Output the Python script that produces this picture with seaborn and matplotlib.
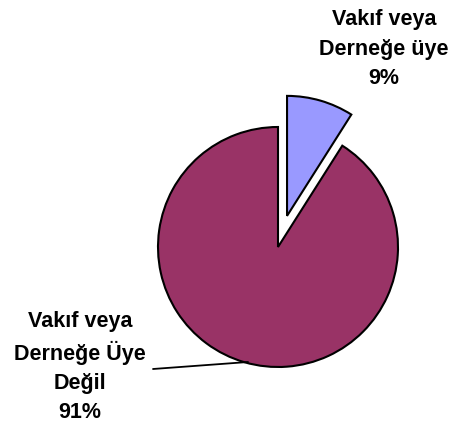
import matplotlib
matplotlib.use("Agg")
import matplotlib.pyplot as plt
import seaborn as sns

# data
labels = ["Vakıf veya\nDerneğe üye", "Vakıf veya\nDerneğe Üye\nDeğil"]
values = [9, 91]
colors = ["#9999FF", "#993366"]

sns.set_theme(style="white")
plt.rcParams["font.family"] = ["Liberation Sans", "DejaVu Sans"]
plt.rcParams["text.color"] = "black"

fig = plt.figure(figsize=(4.49, 4.26), dpi=100)
ax = fig.add_axes([0, 0, 1, 1])

# pie radius 1 = 120 px, centre at pixel (278, 247)
r_px = 120
cx, cy = 278, 247
W, H = 449, 426

wedges, _ = ax.pie(values, colors=colors, startangle=90, counterclock=False,
                   explode=[0.27, 0], radius=1,
                   wedgeprops=dict(edgecolor="black", linewidth=1.5))

ax.set_xlim(-cx / r_px, (W - cx) / r_px)
ax.set_ylim(-(H - cy) / r_px, cy / r_px)
ax.set_aspect("equal")
ax.axis("off")


def px(x, y):
    return ((x - cx) / r_px, (cy - y) / r_px)


txt = dict(ha="center", va="center", fontsize=15.5, fontweight="bold",
           linespacing=1.5, color="black")
ax.text(*px(384, 49), f"{labels[0]}\n{values[0]}%", **txt)
ax.text(*px(80, 367), f"{labels[1]}\n{values[1]}%", **txt)

# leader line for the big slice
x0, y0 = px(153, 369)
x1, y1 = px(248, 362)
ax.plot([x0, x1], [y0, y1], color="black", lw=1.3)

fig.savefig("out.png", dpi=100)
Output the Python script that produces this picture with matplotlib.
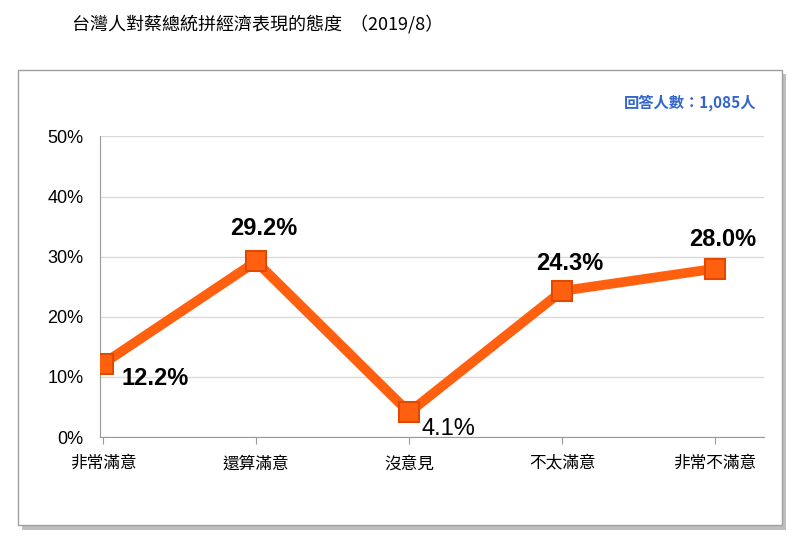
import matplotlib.pyplot as plt
from matplotlib.patches import Rectangle

plt.rcParams["font.family"] = ["Noto Sans CJK TC", "DejaVu Sans"]

categories = ["非常滿意", "還算滿意", "沒意見", "不太滿意", "非常不滿意"]
values = [12.2, 29.2, 4.1, 24.3, 28.0]
y_ticks = [0, 10, 20, 30, 40, 50]

fig = plt.figure(figsize=(8, 5.39), dpi=100)

# frame with shadow
fig.patches.append(Rectangle((0.028, 0.017), 0.955, 0.845, transform=fig.transFigure,
                             facecolor="#bfbfbf", edgecolor="none", zorder=0))
fig.patches.append(Rectangle((0.022, 0.026), 0.955, 0.845, transform=fig.transFigure,
                             facecolor="white", edgecolor="#a0a0a0", lw=1, zorder=1))

fig.text(0.09, 0.955, "台灣人對蔡總統拼經濟表現的態度  （2019/8）", fontsize=13,
         ha="left", va="center")
fig.text(0.945, 0.81, "回答人數：1,085人", fontsize=11, color="#3366cc",
         ha="right", va="center", fontweight="bold")

ax = fig.add_axes([0.125, 0.189, 0.83, 0.558])
ax.set_zorder(2)
ax.patch.set_alpha(0)
x = list(range(len(categories)))
ax.plot(x, values, color="#ff6010", lw=7, solid_capstyle="round", zorder=3)
ax.plot(x, values, "s", ms=14, color="#ff6010", mec="#e04a00", mew=1.5, zorder=4)

offsets = [(0.12, -2.5, "left"), (0.05, 5.5, "center"), (0.08, -2.7, "left"),
           (0.05, 4.5, "center"), (0.05, 4.8, "center")]
for i, v in enumerate(values):
    dx, dy, ha = offsets[i]
    weight = "normal" if i == 2 else "bold"
    ax.text(i + dx, v + dy, f"{v:.1f}%", fontsize=17, ha=ha, va="center",
            fontweight=weight, fontfamily="Liberation Sans")

ax.set_xlim(-0.02, 4.32)
ax.set_ylim(0, 50)
ax.set_yticks(y_ticks)
ax.set_yticklabels([f"{t}%" for t in y_ticks], fontsize=13, fontfamily="Liberation Sans")
ax.set_xticks(x)
ax.set_xticklabels(categories, fontsize=12)
ax.yaxis.grid(True, color="#d9d9d9", lw=1)
ax.set_axisbelow(True)
for s in ["top", "right"]:
    ax.spines[s].set_visible(False)
ax.spines["left"].set_color("#999999")
ax.spines["bottom"].set_color("#999999")
ax.tick_params(axis="y", length=0, pad=12)
ax.tick_params(axis="x", length=5, color="#999999", pad=8)

fig.savefig("out.png", dpi=100)
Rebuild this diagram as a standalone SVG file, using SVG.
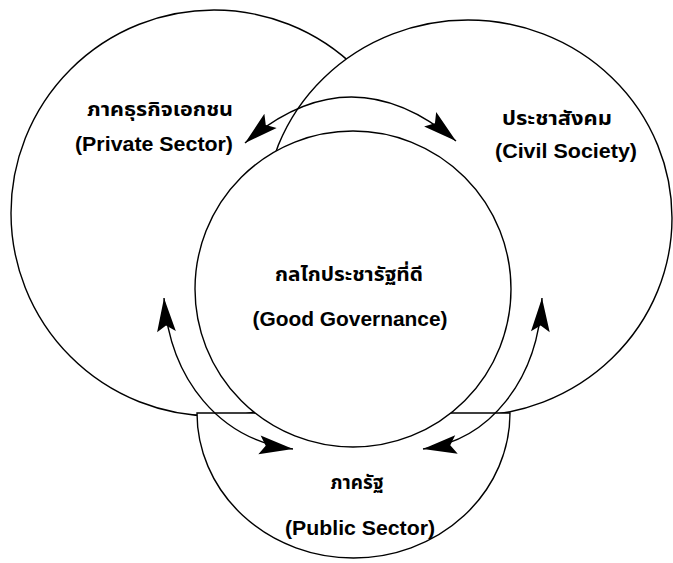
○ ○ ○
Repeat the records above exactly, from the first line through the line containing "from matplotlib.patches import Rectangle", and leave out the pictures.

- [Result for this exercise]
Output the Python script that produces this picture with seaborn and matplotlib.
import matplotlib
matplotlib.use("Agg")
import matplotlib.pyplot as plt
import seaborn as sns

# data
labels = ["Vakıf veya\nDerneğe üye", "Vakıf veya\nDerneğe Üye\nDeğil"]
values = [9, 91]
colors = ["#9999FF", "#993366"]

sns.set_theme(style="white")
plt.rcParams["font.family"] = ["Liberation Sans", "DejaVu Sans"]
plt.rcParams["text.color"] = "black"

fig = plt.figure(figsize=(4.49, 4.26), dpi=100)
ax = fig.add_axes([0, 0, 1, 1])

# pie radius 1 = 120 px, centre at pixel (278, 247)
r_px = 120
cx, cy = 278, 247
W, H = 449, 426

wedges, _ = ax.pie(values, colors=colors, startangle=90, counterclock=False,
                   explode=[0.27, 0], radius=1,
                   wedgeprops=dict(edgecolor="black", linewidth=1.5))

ax.set_xlim(-cx / r_px, (W - cx) / r_px)
ax.set_ylim(-(H - cy) / r_px, cy / r_px)
ax.set_aspect("equal")
ax.axis("off")


def px(x, y):
    return ((x - cx) / r_px, (cy - y) / r_px)


txt = dict(ha="center", va="center", fontsize=15.5, fontweight="bold",
           linespacing=1.5, color="black")
ax.text(*px(384, 49), f"{labels[0]}\n{values[0]}%", **txt)
ax.text(*px(80, 367), f"{labels[1]}\n{values[1]}%", **txt)

# leader line for the big slice
x0, y0 = px(153, 369)
x1, y1 = px(248, 362)
ax.plot([x0, x1], [y0, y1], color="black", lw=1.3)

fig.savefig("out.png", dpi=100)
Output the Python script that produces this picture with matplotlib.
import matplotlib.pyplot as plt
from matplotlib.patches import Rectangle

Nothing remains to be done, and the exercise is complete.